İşte bu sermayeleri üniversite boyunca arttırmaya bakın. Üniversite sonrası doktoraya kadar giden yolu da çizin. Üniversite mezuniyetinin yoğunlaştığı ülkemizde, doktora hem mesleğinizde sürekli ilerlemenizi destekler, hem de tercih edilen olmanızı sağlar. Bölümünüzden kendini farklılaştırarak çıkan ilk 5 kişi içinde olmaya bakın. Önünüze bir dosya açın ve “10 yıl sonraki siz”in öz geçmişini yazın. Nasıl bir öz geçmiş isterseniz de artık o yolda ilerleyin. Rüzgâra hâkim olamadan savrulmak yerine; yelkenleri ve dümeni tutmak sizin elinizde.

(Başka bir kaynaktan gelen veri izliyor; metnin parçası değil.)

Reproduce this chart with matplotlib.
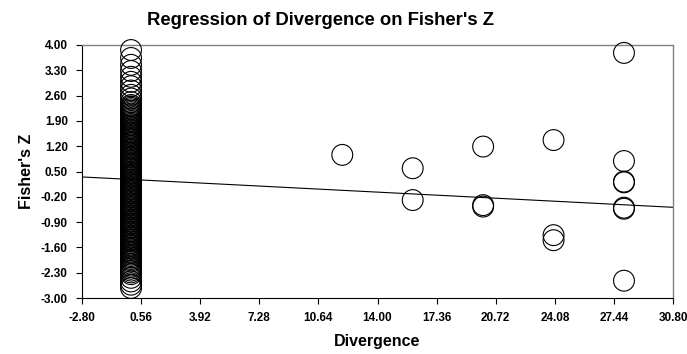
import matplotlib
matplotlib.use("Agg")
import matplotlib.pyplot as plt
import numpy as np

# Data
col_x = 0.0
col_y = [3.86, 3.64, 3.45, 3.28, 3.12, 2.98, 2.86, 2.74, 2.62, 2.52, 2.42, 2.34, 2.26, 2.18,
         2.10, 2.02, 1.94, 1.86, 1.78, 1.70, 1.62, 1.55, 1.47, 1.40, 1.32, 1.25, 1.17, 1.10,
         1.02, 0.95, 0.88, 0.80, 0.72, 0.65, 0.58, 0.50, 0.43, 0.36, 0.28, 0.21, 0.14, 0.06,
         -0.01, -0.08, -0.16, -0.23, -0.30, -0.38, -0.45, -0.52, -0.60, -0.67, -0.74, -0.82,
         -0.89, -0.96, -1.04, -1.11, -1.18, -1.26, -1.33, -1.40, -1.48, -1.56, -1.64, -1.72,
         -1.80, -1.88, -1.96, -2.05, -2.14, -2.24, -2.34, -2.44, -2.54, -2.63, -2.72,
         2.30, 2.22, 2.14, 2.06, 1.98, 1.90, 1.82, 1.74, 1.66, 1.58, 1.51, 1.43, 1.36, 1.29,
         1.21, 1.13, 1.06, 0.98, 0.91, 0.84, 0.76, 0.69, 0.61, 0.54, 0.46, 0.39, 0.32, 0.25,
         0.17, 0.10, 0.02, -0.05, -0.12, -0.19, -0.27, -0.34, -0.41, -0.49, -0.56, -0.63,
         -0.71, -0.78, -0.86, -0.93, -1.00, -1.07, -1.15, -1.22, -1.30, -1.37, -1.44, -1.52,
         -1.60, -1.68, -1.76, -1.84, -1.92, -2.00, -2.10, -2.19, -2.29]
right_x = [12, 16, 16, 20, 20, 20, 24, 24, 24, 28, 28, 28, 28, 28, 28, 28]
right_y = [0.96, 0.59, -0.29, 1.19, -0.43, -0.47, 1.37, -1.26, -1.40, 3.78, 0.79, 0.22, 0.20, -0.50, -0.53, -2.52]
intercept = 0.28
slope = -0.025

x_ticks = [-2.80, 0.56, 3.92, 7.28, 10.64, 14.00, 17.36, 20.72, 24.08, 27.44, 30.80]
y_ticks = [-3.00, -2.30, -1.60, -0.90, -0.20, 0.50, 1.20, 1.90, 2.60, 3.30, 4.00]

plt.rcParams['font.family'] = ['Liberation Sans', 'DejaVu Sans']

fig = plt.figure(figsize=(6.87, 3.54), dpi=100)
ax = fig.add_axes([0.119, 0.158, 0.861, 0.715])

xs = [col_x] * len(col_y) + right_x
ys = col_y + right_y
ax.scatter(xs, ys, s=225, facecolors='none', edgecolors='black', linewidths=0.8, clip_on=False, zorder=3)

lx = np.array([x_ticks[0], x_ticks[-1]])
ax.plot(lx, intercept + slope * lx, color='black', linewidth=0.8, zorder=2)

ax.set_xlim(x_ticks[0], x_ticks[-1])
ax.set_ylim(y_ticks[0], y_ticks[-1])
ax.set_xticks(x_ticks)
ax.set_yticks(y_ticks)
ax.set_xticklabels([f"{v:.2f}" for v in x_ticks], fontsize=8.5, fontweight='bold')
ax.set_yticklabels([f"{v:.2f}" for v in y_ticks], fontsize=8.5, fontweight='bold')
ax.tick_params(direction='out', length=4, width=0.8, pad=6)

for s in ['left', 'bottom']:
    ax.spines[s].set_color('black')
    ax.spines[s].set_linewidth(0.8)
for s in ['top', 'right']:
    ax.spines[s].set_color('#808080')
    ax.spines[s].set_linewidth(1.0)

ax.set_xlabel('Divergence', fontsize=11.5, fontweight='bold', labelpad=7)
ax.set_ylabel("Fisher's Z", fontsize=11.5, fontweight='bold', labelpad=5)
fig.text(0.466, 0.943, "Regression of Divergence on Fisher's Z", fontsize=13.3, fontweight='bold', ha='center', va='center')

fig.savefig('out.png', dpi=100)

Bu konulara biraz dikkat edebilirseniz, eminim, mezun olduğunuzda diğer arkadaşlarınızdan katlarca güçlü bir öz geçmiş (“bilgi sermayesi”) ve orada çoğunlukla yazmayan büyük bir “sosyal sermaye” sizi bekliyor.

Şunu da unutmayın: “Hayat sizin hayatınız. Üniversiteyi nasıl değerlendirdiğiniz, hayattaki mutluluğunuzu doğrudan etkileyecek. Kötü haber, artık bu sorumluluk bir yetişkin olarak tamamen sizin üzerinizde!”

Yeni üniversiteliler olarak bu yazıya önem vermenizi diliyorum, çünkü milletin ve devletin yükselmesine tam da sizin katkınız gerekiyor.